Reading from the encoded video file and saving results to a file#
wget -O video.mp4 "https://www.pexels.com/download/video/3044127/?fps=24.0&h=1080&w=1920"
python3 client.py --grpc_address localhost:9000 --input_stream 'video.mp4' --output_stream 'output.mp4'
Inference using RTSP stream#
The rtsp client app needs to have access to RTSP stream to read from and write to. Below are the steps to simulate such stream with the video.mp4 and the content source.

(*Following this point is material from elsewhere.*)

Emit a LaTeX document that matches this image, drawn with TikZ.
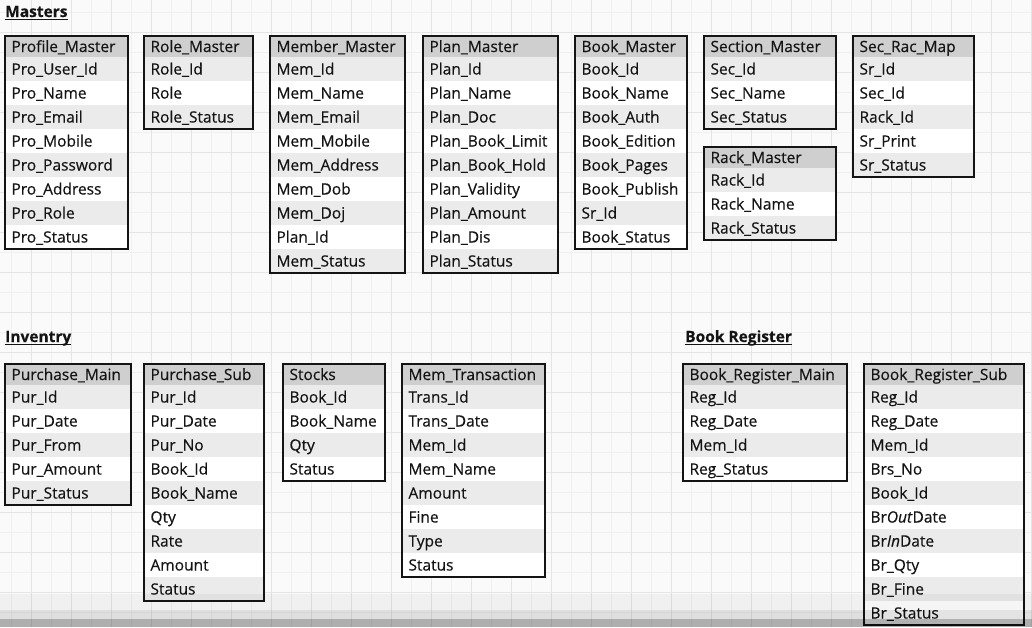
\documentclass[tikz,border=0pt]{standalone}
\usepackage{fontspec}
\usepackage{xcolor}
\setmainfont{Open Sans}[FakeBold=0.4]
\usetikzlibrary{positioning}

\definecolor{paper}{HTML}{FAFAFA}
\definecolor{gridminor}{HTML}{F0F0F0}
\definecolor{gridmajor}{HTML}{E5E5E5}
\definecolor{headgray}{HTML}{CFCFCF}
\definecolor{rowgray}{HTML}{EBEBEB}
\definecolor{inkdark}{HTML}{141414}

\tikzset{
  headcell/.style={anchor=north west, fill=headgray, inner xsep=6.5pt, inner ysep=0pt, outer sep=0pt,
    minimum height=21pt, text height=12pt, text depth=1pt, align=left, text=inkdark},
  fieldcell/.style={headcell, minimum height=24pt},
  tableframe/.style={draw=inkdark, line width=2.4pt},
  sectiontitle/.style={anchor=base west, inner sep=0pt, text depth=2.5pt,
    font=\fontsize{15.5}{18}\selectfont\bfseries, text=inkdark},
  titlerule/.style={draw=inkdark, line width=1.5pt},
  minorline/.style={draw=gridminor, line width=1pt},
  majorline/.style={draw=gridmajor, line width=1pt},
}

% table: name, left x, top y, width, title, fields
\newcommand{\dbtable}[6]{%
  \pgfmathsetmacro\cellw{#4-13}
  \node[headcell, text width=\cellw pt] (#1-0) at (#2,#3) {#5};
  \foreach \fld [count=\i, remember=\i as \j (initially 0)] in {#6} {
    \ifodd\i\relax \def\rowfill{rowgray}\else \def\rowfill{white}\fi
    \node[fieldcell, fill=\rowfill, text width=\cellw pt] (#1-\i) at (#1-\j.south west) {\fld};
    \xdef\lastrow{\i}
  }
  \draw[tableframe] (#1-0.north west) rectangle (#1-\lastrow.south east);
}

\begin{document}
\begin{tikzpicture}[x=1pt, y=-1pt, font=\fontsize{15.5}{18}\selectfont]
  \useasboundingbox (0,0) rectangle (1032,627);

  % Paper and grid
  \fill[paper] (0,0) rectangle (1032,627);
  \foreach \gx in {11,51,...,1011} \draw[minorline] (\gx,0) -- (\gx,627);
  \foreach \gy in {12,52,...,612} \draw[minorline] (0,\gy) -- (1032,\gy);
  \foreach \gx in {31,71,...,1031} \draw[majorline] (\gx,0) -- (\gx,627);
  \foreach \gy in {32,72,...,612} \draw[majorline] (0,\gy) -- (1032,\gy);

  % Section titles
  \node[sectiontitle] (masters) at (5,17) {Masters};
  \draw[titlerule] (masters.south west) -- (masters.south east);
  \node[sectiontitle] (inventry) at (5,342) {Inventry};
  \draw[titlerule] (inventry.south west) -- (inventry.south east);
  \node[sectiontitle] (bookreg) at (685,342) {Book Register};
  \draw[titlerule] (bookreg.south west) -- (bookreg.south east);

  % Masters tables
  \dbtable{profile}{5}{36}{123}{Profile\_Master}{Pro\_User\_Id, Pro\_Name, Pro\_Email, Pro\_Mobile, Pro\_Password, Pro\_Address, Pro\_Role, Pro\_Status}
  \dbtable{role}{144}{36}{109}{Role\_Master}{Role\_Id, Role, Role\_Status}
  \dbtable{member}{270}{36}{135}{Member\_Master}{Mem\_Id, Mem\_Name, Mem\_Email, Mem\_Mobile, Mem\_Address, Mem\_Dob, Mem\_Doj, Plan\_Id, Mem\_Status}
  \dbtable{plan}{423}{36}{135}{Plan\_Master}{Plan\_Id, Plan\_Name, Plan\_Doc, Plan\_Book\_Limit, Plan\_Book\_Hold, Plan\_Validity, Plan\_Amount, Plan\_Dis, Plan\_Status}
  \dbtable{book}{575}{36}{112}{Book\_Master}{Book\_Id, Book\_Name, Book\_Auth, Book\_Edition, Book\_Pages, Book\_Publish, Sr\_Id, Book\_Status}
  \dbtable{section}{704}{36}{132}{Section\_Master}{Sec\_Id, Sec\_Name, Sec\_Status}
  \dbtable{rack}{704}{147}{132}{Rack\_Master}{Rack\_Id, Rack\_Name, Rack\_Status}
  \dbtable{secrac}{853}{36}{121}{Sec\_Rac\_Map}{Sr\_Id, Sec\_Id, Rack\_Id, Sr\_Print, Sr\_Status}

  % Inventry tables
  \dbtable{purmain}{5}{364}{126}{Purchase\_Main}{Pur\_Id, Pur\_Date, Pur\_From, Pur\_Amount, Pur\_Status}
  \dbtable{pursub}{144}{364}{120}{Purchase\_Sub}{Pur\_Id, Pur\_Date, Pur\_No, Book\_Id, Book\_Name, Qty, Rate, Amount, Status}
  \dbtable{stocks}{283}{364}{102}{Stocks}{Book\_Id, Book\_Name, Qty, Status}
  \dbtable{memtrans}{402}{364}{143}{Mem\_Transaction}{Trans\_Id, Trans\_Date, Mem\_Id, Mem\_Name, Amount, Fine, Type, Status}

  % Book Register tables
  \dbtable{regmain}{683}{364}{164}{Book\_Register\_Main}{Reg\_Id, Reg\_Date, Mem\_Id, Reg\_Status}
  \dbtable{regsub}{864}{364}{160}{Book\_Register\_Sub}{Reg\_Id, Reg\_Date, Mem\_Id, Brs\_No, Book\_Id, Br\textit{Out}Date, Br\textit{In}Date, Br\_Qty, Br\_Fine, Br\_Status}

  % Shadow band at the bottom edge
  \fill[black, opacity=0.04] (0,594) rectangle (1032,627);
  \fill[black, opacity=0.07] (0,610) rectangle (1032,627);
  \fill[black, opacity=0.22] (0,619) rectangle (1032,627);
\end{tikzpicture}
\end{document}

Example rtsp server mediamtx
docker run --rm -d -p 8080:8554 -e RTSP_PROTOCOLS=tcp bluenviron/mediamtx:latest
Then write to the server using ffmpeg, example using video or camera
ffmpeg -stream_loop -1 -i ./video.mp4 -f rtsp -rtsp_transport tcp rtsp://localhost:8080/channel1
ffmpeg -f dshow -i video="HP HD Camera" -f rtsp -rtsp_transport tcp rtsp://localhost:8080/channel1
While the RTSP stream is active, run the client to read it and send the output stream
python3 client.py --grpc_address localhost:9000 --input_stream 'rtsp://localhost:8080/channel1' --output_stream 'rtsp://localhost:8080/channel2'
The results can be examined with ffplay utility which reads and display the altered content.
ffplay -pixel_format yuv420p -video_size 704x704 -rtsp_transport tcp rtsp://localhost:8080/channel2
Using gRPC unary calls#
The helper class StreamClient
supports using unary gRPC calls. In that case it should be initialized with a parameter streaming_api=False
.
It sends the frames to the model server asynchronously but each of them is stateless and each request can be processed independently.
The key advantage of that mode is easier load balancing and scalability, because each request could be routed to a different instance of the model server or a different compute node.
Such use case with the unary calls with a horizontal text analysis can be followed based on this document.
Note Depending on the output format, there might be needed a custom postprocessing function implementation.